Set the listing down again exactly, please, apart from its pictures.
━━━━
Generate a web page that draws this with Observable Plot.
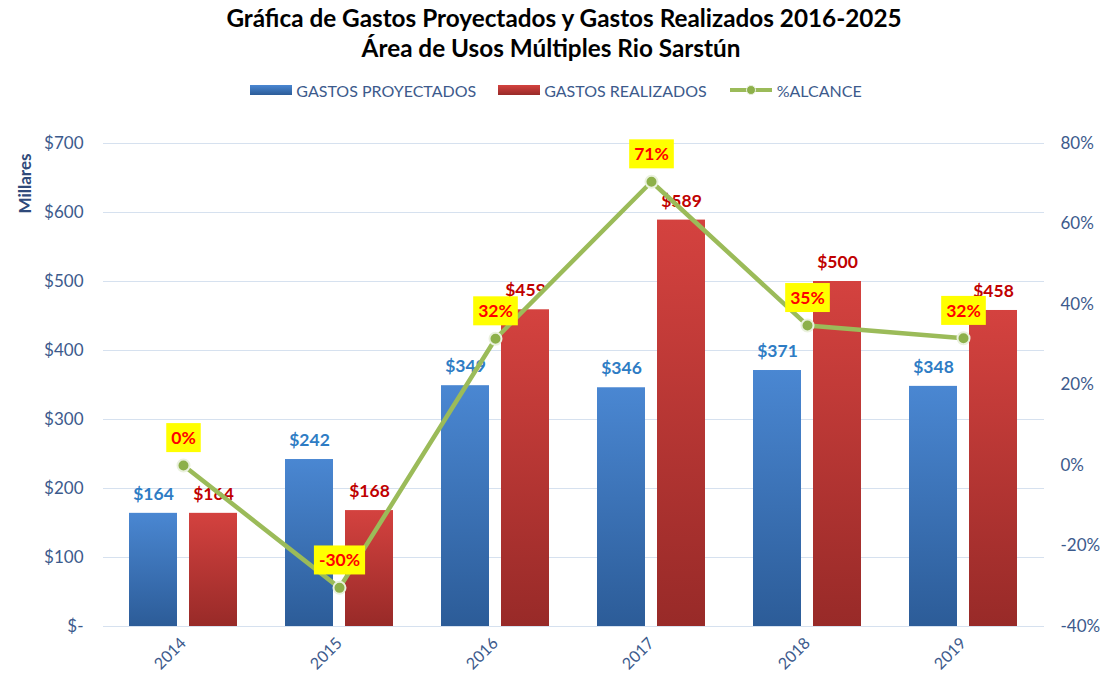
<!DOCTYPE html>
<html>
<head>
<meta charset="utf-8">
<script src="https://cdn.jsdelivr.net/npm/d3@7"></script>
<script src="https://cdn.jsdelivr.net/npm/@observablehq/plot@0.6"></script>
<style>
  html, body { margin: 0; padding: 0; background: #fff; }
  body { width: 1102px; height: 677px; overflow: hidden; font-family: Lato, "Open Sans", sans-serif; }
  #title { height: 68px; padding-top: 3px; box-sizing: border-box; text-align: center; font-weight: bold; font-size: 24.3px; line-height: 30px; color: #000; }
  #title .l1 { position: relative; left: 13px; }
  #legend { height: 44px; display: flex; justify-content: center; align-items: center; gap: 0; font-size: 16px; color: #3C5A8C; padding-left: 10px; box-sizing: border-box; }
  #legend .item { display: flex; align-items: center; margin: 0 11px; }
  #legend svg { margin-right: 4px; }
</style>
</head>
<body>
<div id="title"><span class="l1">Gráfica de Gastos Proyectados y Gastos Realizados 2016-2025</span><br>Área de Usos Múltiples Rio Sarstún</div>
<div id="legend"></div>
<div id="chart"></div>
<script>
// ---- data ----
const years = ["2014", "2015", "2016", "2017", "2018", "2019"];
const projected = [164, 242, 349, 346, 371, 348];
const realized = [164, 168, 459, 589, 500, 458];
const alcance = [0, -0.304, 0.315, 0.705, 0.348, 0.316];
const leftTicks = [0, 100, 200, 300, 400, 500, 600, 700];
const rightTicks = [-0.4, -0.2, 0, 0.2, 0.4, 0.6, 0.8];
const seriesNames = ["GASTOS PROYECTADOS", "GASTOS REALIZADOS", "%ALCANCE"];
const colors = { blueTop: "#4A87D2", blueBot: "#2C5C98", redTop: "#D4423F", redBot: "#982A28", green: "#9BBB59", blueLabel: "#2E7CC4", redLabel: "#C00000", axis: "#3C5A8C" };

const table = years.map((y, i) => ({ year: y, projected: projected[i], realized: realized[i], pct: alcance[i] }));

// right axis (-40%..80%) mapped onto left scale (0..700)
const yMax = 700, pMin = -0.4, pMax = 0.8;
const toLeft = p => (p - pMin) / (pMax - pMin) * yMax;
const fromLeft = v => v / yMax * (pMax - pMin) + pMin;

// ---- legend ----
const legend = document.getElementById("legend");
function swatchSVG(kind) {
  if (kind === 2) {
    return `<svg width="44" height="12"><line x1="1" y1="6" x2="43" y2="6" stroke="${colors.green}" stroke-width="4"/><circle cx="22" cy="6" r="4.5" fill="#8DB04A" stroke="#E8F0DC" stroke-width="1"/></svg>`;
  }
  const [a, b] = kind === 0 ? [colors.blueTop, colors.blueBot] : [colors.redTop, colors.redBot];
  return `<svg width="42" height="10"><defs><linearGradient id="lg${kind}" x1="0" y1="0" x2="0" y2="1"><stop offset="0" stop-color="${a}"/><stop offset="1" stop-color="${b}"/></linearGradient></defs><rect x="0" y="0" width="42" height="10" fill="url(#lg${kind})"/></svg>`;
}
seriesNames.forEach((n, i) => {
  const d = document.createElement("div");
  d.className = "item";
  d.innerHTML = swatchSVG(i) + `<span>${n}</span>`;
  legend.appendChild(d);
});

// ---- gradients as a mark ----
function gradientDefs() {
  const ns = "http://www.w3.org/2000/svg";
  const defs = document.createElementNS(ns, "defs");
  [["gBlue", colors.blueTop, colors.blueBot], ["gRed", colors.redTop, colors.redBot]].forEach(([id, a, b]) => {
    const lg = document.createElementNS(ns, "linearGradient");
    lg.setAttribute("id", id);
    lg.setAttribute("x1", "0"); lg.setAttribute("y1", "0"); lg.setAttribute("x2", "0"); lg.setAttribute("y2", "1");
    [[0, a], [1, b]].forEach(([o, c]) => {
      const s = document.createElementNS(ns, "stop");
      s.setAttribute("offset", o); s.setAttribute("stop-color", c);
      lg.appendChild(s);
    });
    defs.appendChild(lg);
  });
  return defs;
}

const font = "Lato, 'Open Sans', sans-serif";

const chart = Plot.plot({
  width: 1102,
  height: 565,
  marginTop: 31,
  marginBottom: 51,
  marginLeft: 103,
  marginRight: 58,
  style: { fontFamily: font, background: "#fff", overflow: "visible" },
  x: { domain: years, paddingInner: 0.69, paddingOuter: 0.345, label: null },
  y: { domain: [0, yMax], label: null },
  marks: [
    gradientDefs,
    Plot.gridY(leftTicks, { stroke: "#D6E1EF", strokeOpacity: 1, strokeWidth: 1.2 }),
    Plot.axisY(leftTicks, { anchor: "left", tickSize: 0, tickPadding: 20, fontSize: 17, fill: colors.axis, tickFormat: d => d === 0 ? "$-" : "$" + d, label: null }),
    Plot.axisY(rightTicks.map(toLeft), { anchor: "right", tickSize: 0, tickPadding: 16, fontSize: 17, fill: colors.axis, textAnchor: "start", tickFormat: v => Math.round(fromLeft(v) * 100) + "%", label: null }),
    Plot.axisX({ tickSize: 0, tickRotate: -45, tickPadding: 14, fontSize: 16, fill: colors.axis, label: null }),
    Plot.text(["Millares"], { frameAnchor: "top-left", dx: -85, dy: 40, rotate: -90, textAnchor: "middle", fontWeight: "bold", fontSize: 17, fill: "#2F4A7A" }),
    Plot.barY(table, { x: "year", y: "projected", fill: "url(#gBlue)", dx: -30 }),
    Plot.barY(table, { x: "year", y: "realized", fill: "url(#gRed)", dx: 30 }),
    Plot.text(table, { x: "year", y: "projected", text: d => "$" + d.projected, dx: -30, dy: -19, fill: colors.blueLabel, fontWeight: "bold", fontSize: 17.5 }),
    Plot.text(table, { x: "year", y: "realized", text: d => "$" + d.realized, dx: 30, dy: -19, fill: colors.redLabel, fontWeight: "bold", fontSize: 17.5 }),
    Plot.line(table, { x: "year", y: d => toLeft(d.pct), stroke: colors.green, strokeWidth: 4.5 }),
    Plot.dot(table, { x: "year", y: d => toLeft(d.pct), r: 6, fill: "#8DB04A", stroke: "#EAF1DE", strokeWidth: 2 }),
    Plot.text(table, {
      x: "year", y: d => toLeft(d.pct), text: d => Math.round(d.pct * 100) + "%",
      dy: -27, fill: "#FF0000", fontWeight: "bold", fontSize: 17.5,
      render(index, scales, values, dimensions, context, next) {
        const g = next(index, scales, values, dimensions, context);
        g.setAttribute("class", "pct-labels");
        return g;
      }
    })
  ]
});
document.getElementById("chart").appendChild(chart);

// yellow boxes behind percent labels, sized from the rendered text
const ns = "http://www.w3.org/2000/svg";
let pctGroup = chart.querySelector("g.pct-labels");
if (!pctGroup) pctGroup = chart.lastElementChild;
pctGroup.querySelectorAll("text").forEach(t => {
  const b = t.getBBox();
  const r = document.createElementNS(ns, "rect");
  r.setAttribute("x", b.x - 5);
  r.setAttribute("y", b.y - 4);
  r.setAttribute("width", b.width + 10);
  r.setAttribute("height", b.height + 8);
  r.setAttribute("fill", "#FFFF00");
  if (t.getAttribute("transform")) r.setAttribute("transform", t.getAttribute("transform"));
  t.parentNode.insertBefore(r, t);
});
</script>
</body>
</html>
━━━━
FULL OUTPUT:
Generate a web page that draws this with Observable Plot.
<!DOCTYPE html>
<html>
<head>
<meta charset="utf-8">
<script src="https://cdn.jsdelivr.net/npm/d3@7"></script>
<script src="https://cdn.jsdelivr.net/npm/@observablehq/plot@0.6"></script>
<style>
  html, body { margin: 0; padding: 0; background: #fff; }
  body { width: 1102px; height: 677px; overflow: hidden; font-family: Lato, "Open Sans", sans-serif; }
  #title { height: 68px; padding-top: 3px; box-sizing: border-box; text-align: center; font-weight: bold; font-size: 24.3px; line-height: 30px; color: #000; }
  #title .l1 { position: relative; left: 13px; }
  #legend { height: 44px; display: flex; justify-content: center; align-items: center; gap: 0; font-size: 16px; color: #3C5A8C; padding-left: 10px; box-sizing: border-box; }
  #legend .item { display: flex; align-items: center; margin: 0 11px; }
  #legend svg { margin-right: 4px; }
</style>
</head>
<body>
<div id="title"><span class="l1">Gráfica de Gastos Proyectados y Gastos Realizados 2016-2025</span><br>Área de Usos Múltiples Rio Sarstún</div>
<div id="legend"></div>
<div id="chart"></div>
<script>
// ---- data ----
const years = ["2014", "2015", "2016", "2017", "2018", "2019"];
const projected = [164, 242, 349, 346, 371, 348];
const realized = [164, 168, 459, 589, 500, 458];
const alcance = [0, -0.304, 0.315, 0.705, 0.348, 0.316];
const leftTicks = [0, 100, 200, 300, 400, 500, 600, 700];
const rightTicks = [-0.4, -0.2, 0, 0.2, 0.4, 0.6, 0.8];
const seriesNames = ["GASTOS PROYECTADOS", "GASTOS REALIZADOS", "%ALCANCE"];
const colors = { blueTop: "#4A87D2", blueBot: "#2C5C98", redTop: "#D4423F", redBot: "#982A28", green: "#9BBB59", blueLabel: "#2E7CC4", redLabel: "#C00000", axis: "#3C5A8C" };

const table = years.map((y, i) => ({ year: y, projected: projected[i], realized: realized[i], pct: alcance[i] }));

// right axis (-40%..80%) mapped onto left scale (0..700)
const yMax = 700, pMin = -0.4, pMax = 0.8;
const toLeft = p => (p - pMin) / (pMax - pMin) * yMax;
const fromLeft = v => v / yMax * (pMax - pMin) + pMin;

// ---- legend ----
const legend = document.getElementById("legend");
function swatchSVG(kind) {
  if (kind === 2) {
    return `<svg width="44" height="12"><line x1="1" y1="6" x2="43" y2="6" stroke="${colors.green}" stroke-width="4"/><circle cx="22" cy="6" r="4.5" fill="#8DB04A" stroke="#E8F0DC" stroke-width="1"/></svg>`;
  }
  const [a, b] = kind === 0 ? [colors.blueTop, colors.blueBot] : [colors.redTop, colors.redBot];
  return `<svg width="42" height="10"><defs><linearGradient id="lg${kind}" x1="0" y1="0" x2="0" y2="1"><stop offset="0" stop-color="${a}"/><stop offset="1" stop-color="${b}"/></linearGradient></defs><rect x="0" y="0" width="42" height="10" fill="url(#lg${kind})"/></svg>`;
}
seriesNames.forEach((n, i) => {
  const d = document.createElement("div");
  d.className = "item";
  d.innerHTML = swatchSVG(i) + `<span>${n}</span>`;
  legend.appendChild(d);
});

// ---- gradients as a mark ----
function gradientDefs() {
  const ns = "http://www.w3.org/2000/svg";
  const defs = document.createElementNS(ns, "defs");
  [["gBlue", colors.blueTop, colors.blueBot], ["gRed", colors.redTop, colors.redBot]].forEach(([id, a, b]) => {
    const lg = document.createElementNS(ns, "linearGradient");
    lg.setAttribute("id", id);
    lg.setAttribute("x1", "0"); lg.setAttribute("y1", "0"); lg.setAttribute("x2", "0"); lg.setAttribute("y2", "1");
    [[0, a], [1, b]].forEach(([o, c]) => {
      const s = document.createElementNS(ns, "stop");
      s.setAttribute("offset", o); s.setAttribute("stop-color", c);
      lg.appendChild(s);
    });
    defs.appendChild(lg);
  });
  return defs;
}

const font = "Lato, 'Open Sans', sans-serif";

const chart = Plot.plot({
  width: 1102,
  height: 565,
  marginTop: 31,
  marginBottom: 51,
  marginLeft: 103,
  marginRight: 58,
  style: { fontFamily: font, background: "#fff", overflow: "visible" },
  x: { domain: years, paddingInner: 0.69, paddingOuter: 0.345, label: null },
  y: { domain: [0, yMax], label: null },
  marks: [
    gradientDefs,
    Plot.gridY(leftTicks, { stroke: "#D6E1EF", strokeOpacity: 1, strokeWidth: 1.2 }),
    Plot.axisY(leftTicks, { anchor: "left", tickSize: 0, tickPadding: 20, fontSize: 17, fill: colors.axis, tickFormat: d => d === 0 ? "$-" : "$" + d, label: null }),
    Plot.axisY(rightTicks.map(toLeft), { anchor: "right", tickSize: 0, tickPadding: 16, fontSize: 17, fill: colors.axis, textAnchor: "start", tickFormat: v => Math.round(fromLeft(v) * 100) + "%", label: null }),
    Plot.axisX({ tickSize: 0, tickRotate: -45, tickPadding: 14, fontSize: 16, fill: colors.axis, label: null }),
    Plot.text(["Millares"], { frameAnchor: "top-left", dx: -85, dy: 40, rotate: -90, textAnchor: "middle", fontWeight: "bold", fontSize: 17, fill: "#2F4A7A" }),
    Plot.barY(table, { x: "year", y: "projected", fill: "url(#gBlue)", dx: -30 }),
    Plot.barY(table, { x: "year", y: "realized", fill: "url(#gRed)", dx: 30 }),
    Plot.text(table, { x: "year", y: "projected", text: d => "$" + d.projected, dx: -30, dy: -19, fill: colors.blueLabel, fontWeight: "bold", fontSize: 17.5 }),
    Plot.text(table, { x: "year", y: "realized", text: d => "$" + d.realized, dx: 30, dy: -19, fill: colors.redLabel, fontWeight: "bold", fontSize: 17.5 }),
    Plot.line(table, { x: "year", y: d => toLeft(d.pct), stroke: colors.green, strokeWidth: 4.5 }),
    Plot.dot(table, { x: "year", y: d => toLeft(d.pct), r: 6, fill: "#8DB04A", stroke: "#EAF1DE", strokeWidth: 2 }),
    Plot.text(table, {
      x: "year", y: d => toLeft(d.pct), text: d => Math.round(d.pct * 100) + "%",
      dy: -27, fill: "#FF0000", fontWeight: "bold", fontSize: 17.5,
      render(index, scales, values, dimensions, context, next) {
        const g = next(index, scales, values, dimensions, context);
        g.setAttribute("class", "pct-labels");
        return g;
      }
    })
  ]
});
document.getElementById("chart").appendChild(chart);

// yellow boxes behind percent labels, sized from the rendered text
const ns = "http://www.w3.org/2000/svg";
let pctGroup = chart.querySelector("g.pct-labels");
if (!pctGroup) pctGroup = chart.lastElementChild;
pctGroup.querySelectorAll("text").forEach(t => {
  const b = t.getBBox();
  const r = document.createElementNS(ns, "rect");
  r.setAttribute("x", b.x - 5);
  r.setAttribute("y", b.y - 4);
  r.setAttribute("width", b.width + 10);
  r.setAttribute("height", b.height + 8);
  r.setAttribute("fill", "#FFFF00");
  if (t.getAttribute("transform")) r.setAttribute("transform", t.getAttribute("transform"));
  t.parentNode.insertBefore(r, t);
});
</script>
</body>
</html>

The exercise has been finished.